### The data ###
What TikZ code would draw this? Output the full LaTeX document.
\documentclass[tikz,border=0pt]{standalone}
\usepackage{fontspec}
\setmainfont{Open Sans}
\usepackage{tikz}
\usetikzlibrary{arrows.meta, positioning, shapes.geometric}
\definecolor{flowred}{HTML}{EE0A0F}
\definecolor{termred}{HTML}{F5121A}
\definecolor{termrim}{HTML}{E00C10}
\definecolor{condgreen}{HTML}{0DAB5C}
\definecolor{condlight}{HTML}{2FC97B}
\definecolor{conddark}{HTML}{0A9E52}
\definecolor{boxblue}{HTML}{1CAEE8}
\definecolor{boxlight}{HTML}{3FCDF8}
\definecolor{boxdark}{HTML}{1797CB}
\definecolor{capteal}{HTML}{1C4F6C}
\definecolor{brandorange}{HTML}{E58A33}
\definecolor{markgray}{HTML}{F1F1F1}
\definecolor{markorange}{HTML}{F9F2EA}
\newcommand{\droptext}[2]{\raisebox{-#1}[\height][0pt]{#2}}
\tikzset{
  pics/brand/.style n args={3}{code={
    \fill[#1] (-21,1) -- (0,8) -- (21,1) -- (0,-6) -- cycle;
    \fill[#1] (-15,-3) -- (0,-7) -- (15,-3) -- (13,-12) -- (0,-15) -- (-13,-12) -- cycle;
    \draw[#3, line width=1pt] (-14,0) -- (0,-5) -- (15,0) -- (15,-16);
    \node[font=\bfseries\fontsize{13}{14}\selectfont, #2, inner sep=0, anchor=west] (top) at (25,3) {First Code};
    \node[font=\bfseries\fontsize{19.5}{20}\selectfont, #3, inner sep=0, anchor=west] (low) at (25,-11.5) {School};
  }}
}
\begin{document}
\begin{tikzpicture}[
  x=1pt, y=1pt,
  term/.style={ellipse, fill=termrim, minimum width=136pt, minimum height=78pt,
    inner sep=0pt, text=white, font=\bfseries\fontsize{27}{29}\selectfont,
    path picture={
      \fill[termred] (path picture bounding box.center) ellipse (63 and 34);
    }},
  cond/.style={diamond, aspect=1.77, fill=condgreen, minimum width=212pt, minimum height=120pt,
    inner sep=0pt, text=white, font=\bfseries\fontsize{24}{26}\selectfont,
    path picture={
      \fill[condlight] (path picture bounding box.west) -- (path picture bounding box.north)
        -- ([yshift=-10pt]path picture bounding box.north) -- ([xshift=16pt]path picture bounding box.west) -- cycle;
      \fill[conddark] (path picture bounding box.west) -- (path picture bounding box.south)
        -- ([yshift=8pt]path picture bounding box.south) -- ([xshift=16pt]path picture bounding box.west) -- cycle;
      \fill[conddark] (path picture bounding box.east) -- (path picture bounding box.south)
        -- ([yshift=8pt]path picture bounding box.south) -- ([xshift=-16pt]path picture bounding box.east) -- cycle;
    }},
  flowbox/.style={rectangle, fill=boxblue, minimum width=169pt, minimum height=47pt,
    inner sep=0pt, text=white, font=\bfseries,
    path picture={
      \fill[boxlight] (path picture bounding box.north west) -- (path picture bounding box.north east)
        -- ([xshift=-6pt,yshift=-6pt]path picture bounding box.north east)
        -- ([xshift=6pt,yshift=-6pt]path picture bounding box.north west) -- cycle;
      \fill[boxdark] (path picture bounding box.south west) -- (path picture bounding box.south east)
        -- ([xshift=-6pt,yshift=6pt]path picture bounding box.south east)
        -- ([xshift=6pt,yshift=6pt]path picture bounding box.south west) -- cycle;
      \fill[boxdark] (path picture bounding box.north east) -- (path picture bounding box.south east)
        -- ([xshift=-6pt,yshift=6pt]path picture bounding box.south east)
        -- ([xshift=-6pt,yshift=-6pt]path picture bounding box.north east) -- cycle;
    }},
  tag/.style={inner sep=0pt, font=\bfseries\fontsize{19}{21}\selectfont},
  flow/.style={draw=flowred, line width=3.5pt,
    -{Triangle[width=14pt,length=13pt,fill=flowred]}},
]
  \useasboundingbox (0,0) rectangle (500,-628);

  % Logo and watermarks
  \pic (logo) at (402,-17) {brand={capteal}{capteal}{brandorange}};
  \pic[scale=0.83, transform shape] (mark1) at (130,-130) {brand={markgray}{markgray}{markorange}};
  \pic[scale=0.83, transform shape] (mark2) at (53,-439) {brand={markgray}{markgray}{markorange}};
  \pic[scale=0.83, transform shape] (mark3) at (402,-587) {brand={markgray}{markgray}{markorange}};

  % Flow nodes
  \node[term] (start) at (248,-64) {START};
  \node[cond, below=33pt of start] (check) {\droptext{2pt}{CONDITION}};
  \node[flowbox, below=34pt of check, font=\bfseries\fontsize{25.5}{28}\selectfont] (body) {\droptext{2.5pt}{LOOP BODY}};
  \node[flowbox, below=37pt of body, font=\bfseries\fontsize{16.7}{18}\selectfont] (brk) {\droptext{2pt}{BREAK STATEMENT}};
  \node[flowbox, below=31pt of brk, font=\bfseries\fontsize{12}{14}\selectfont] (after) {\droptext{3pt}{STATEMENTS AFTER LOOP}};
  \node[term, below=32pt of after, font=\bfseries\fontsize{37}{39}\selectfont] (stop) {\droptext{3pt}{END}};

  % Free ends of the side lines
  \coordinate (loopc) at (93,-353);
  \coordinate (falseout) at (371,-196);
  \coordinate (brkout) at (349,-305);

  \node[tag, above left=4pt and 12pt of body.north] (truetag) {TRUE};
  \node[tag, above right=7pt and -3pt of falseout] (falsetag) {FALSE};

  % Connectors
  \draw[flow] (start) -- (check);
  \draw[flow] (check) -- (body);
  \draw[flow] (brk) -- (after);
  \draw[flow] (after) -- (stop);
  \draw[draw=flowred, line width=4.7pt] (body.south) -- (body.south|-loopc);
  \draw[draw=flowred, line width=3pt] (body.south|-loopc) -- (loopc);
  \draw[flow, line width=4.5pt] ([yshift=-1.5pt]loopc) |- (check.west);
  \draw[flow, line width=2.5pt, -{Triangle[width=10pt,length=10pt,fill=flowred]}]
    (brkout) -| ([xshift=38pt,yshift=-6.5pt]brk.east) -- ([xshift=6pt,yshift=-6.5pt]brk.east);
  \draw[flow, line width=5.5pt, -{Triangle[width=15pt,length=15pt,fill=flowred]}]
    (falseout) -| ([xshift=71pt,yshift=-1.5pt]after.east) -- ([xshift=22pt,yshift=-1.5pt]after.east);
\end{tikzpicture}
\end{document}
###
### The data ###
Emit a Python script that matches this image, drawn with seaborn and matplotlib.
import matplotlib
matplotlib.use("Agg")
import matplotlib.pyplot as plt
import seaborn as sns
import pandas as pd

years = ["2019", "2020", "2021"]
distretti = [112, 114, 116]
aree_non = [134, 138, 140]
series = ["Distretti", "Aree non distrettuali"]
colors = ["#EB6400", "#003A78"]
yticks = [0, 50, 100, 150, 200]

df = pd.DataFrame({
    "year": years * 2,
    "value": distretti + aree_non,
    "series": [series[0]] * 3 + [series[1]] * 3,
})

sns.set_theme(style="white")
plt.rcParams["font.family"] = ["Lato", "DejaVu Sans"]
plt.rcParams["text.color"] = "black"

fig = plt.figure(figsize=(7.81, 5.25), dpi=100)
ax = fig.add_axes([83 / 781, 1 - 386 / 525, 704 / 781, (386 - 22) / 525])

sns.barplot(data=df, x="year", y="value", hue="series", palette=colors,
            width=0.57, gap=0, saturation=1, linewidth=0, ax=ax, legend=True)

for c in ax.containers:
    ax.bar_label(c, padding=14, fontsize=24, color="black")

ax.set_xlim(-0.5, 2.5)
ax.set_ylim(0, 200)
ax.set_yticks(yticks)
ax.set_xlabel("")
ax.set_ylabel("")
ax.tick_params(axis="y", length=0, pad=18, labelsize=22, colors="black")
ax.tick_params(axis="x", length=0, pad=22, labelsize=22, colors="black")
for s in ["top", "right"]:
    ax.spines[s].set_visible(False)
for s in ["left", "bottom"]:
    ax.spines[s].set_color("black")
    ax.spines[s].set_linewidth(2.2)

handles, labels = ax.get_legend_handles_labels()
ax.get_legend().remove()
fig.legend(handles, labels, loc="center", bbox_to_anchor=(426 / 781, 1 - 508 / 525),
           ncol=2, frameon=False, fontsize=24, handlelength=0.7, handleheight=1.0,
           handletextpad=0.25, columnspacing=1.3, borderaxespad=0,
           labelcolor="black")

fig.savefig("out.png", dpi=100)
###
### The data ###
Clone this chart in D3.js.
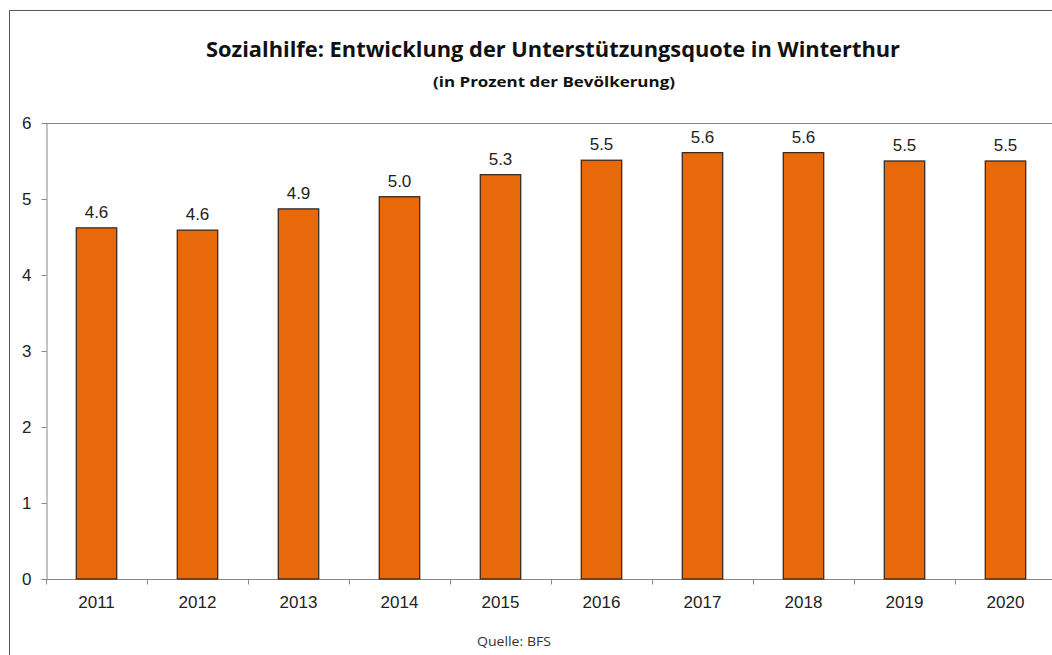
###
Goal
Keep only the lines that hold the string "this", and copy them out.

Problem solution
What TikZ code would draw this? Output the full LaTeX document.
Emit a Python script that matches this image, drawn with seaborn and matplotlib.
Clone this chart in D3.js.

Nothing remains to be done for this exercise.